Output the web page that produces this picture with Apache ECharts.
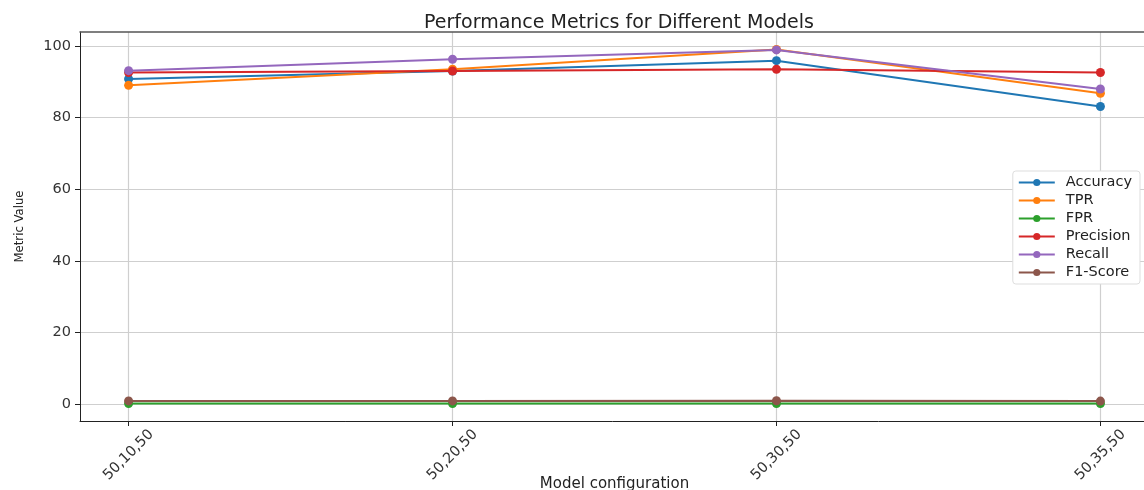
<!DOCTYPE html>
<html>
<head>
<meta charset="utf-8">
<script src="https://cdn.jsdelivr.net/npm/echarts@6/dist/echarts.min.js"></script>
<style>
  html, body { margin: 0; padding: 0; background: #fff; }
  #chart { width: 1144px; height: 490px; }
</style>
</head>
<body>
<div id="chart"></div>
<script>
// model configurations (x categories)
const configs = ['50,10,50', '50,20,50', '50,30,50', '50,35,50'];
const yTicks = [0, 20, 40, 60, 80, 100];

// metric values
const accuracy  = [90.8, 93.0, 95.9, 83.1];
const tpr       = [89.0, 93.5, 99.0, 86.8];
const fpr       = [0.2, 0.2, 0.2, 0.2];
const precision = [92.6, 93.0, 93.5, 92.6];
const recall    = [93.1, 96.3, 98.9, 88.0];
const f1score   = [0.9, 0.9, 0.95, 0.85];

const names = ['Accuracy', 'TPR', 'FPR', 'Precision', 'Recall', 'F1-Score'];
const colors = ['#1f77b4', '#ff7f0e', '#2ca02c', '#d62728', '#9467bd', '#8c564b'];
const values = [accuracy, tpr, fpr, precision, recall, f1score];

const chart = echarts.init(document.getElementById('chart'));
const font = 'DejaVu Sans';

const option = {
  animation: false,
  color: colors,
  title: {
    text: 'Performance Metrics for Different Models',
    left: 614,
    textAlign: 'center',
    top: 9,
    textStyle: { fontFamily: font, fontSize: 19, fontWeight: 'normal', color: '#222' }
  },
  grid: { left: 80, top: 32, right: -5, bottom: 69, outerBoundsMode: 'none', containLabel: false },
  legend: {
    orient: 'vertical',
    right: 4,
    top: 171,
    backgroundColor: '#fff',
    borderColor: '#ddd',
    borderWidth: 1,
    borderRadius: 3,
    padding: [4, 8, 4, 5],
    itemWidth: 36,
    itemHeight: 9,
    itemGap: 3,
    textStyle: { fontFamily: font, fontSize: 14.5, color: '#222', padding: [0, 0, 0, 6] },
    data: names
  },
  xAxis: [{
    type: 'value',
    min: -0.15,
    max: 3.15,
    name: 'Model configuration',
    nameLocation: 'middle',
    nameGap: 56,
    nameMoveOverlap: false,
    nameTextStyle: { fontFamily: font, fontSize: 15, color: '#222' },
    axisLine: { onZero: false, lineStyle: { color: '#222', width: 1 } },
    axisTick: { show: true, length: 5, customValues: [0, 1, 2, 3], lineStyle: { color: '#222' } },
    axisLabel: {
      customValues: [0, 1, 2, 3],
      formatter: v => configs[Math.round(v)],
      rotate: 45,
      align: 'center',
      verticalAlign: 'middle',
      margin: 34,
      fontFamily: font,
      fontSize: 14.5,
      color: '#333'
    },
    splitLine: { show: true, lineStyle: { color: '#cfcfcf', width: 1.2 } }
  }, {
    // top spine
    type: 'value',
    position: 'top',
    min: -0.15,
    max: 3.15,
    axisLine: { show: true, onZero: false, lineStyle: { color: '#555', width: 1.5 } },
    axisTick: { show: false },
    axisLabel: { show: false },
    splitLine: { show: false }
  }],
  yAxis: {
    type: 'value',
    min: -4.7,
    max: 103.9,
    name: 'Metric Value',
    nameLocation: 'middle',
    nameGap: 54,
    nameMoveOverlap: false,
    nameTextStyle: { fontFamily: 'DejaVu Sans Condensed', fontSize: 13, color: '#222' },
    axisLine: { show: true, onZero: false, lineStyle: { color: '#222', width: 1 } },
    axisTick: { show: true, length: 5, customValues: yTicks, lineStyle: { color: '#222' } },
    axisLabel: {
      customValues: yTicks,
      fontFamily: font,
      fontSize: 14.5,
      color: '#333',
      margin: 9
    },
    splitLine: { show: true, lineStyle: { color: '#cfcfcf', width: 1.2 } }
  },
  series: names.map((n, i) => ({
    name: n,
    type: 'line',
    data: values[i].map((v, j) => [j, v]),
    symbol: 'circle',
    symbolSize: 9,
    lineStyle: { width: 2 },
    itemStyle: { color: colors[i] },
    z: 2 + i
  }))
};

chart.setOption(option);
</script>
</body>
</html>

==*==

**Exercise directions**
Please take the lines from the beginning of the data above through the line holding "0.9, 0.95, 0.85];" and transcribe them exactly, without any pictures.

**Finished task**
Output the web page that produces this picture with Apache ECharts.
<!DOCTYPE html>
<html>
<head>
<meta charset="utf-8">
<script src="https://cdn.jsdelivr.net/npm/echarts@6/dist/echarts.min.js"></script>
<style>
  html, body { margin: 0; padding: 0; background: #fff; }
  #chart { width: 1144px; height: 490px; }
</style>
</head>
<body>
<div id="chart"></div>
<script>
// model configurations (x categories)
const configs = ['50,10,50', '50,20,50', '50,30,50', '50,35,50'];
const yTicks = [0, 20, 40, 60, 80, 100];

// metric values
const accuracy  = [90.8, 93.0, 95.9, 83.1];
const tpr       = [89.0, 93.5, 99.0, 86.8];
const fpr       = [0.2, 0.2, 0.2, 0.2];
const precision = [92.6, 93.0, 93.5, 92.6];
const recall    = [93.1, 96.3, 98.9, 88.0];
const f1score   = [0.9, 0.9, 0.95, 0.85];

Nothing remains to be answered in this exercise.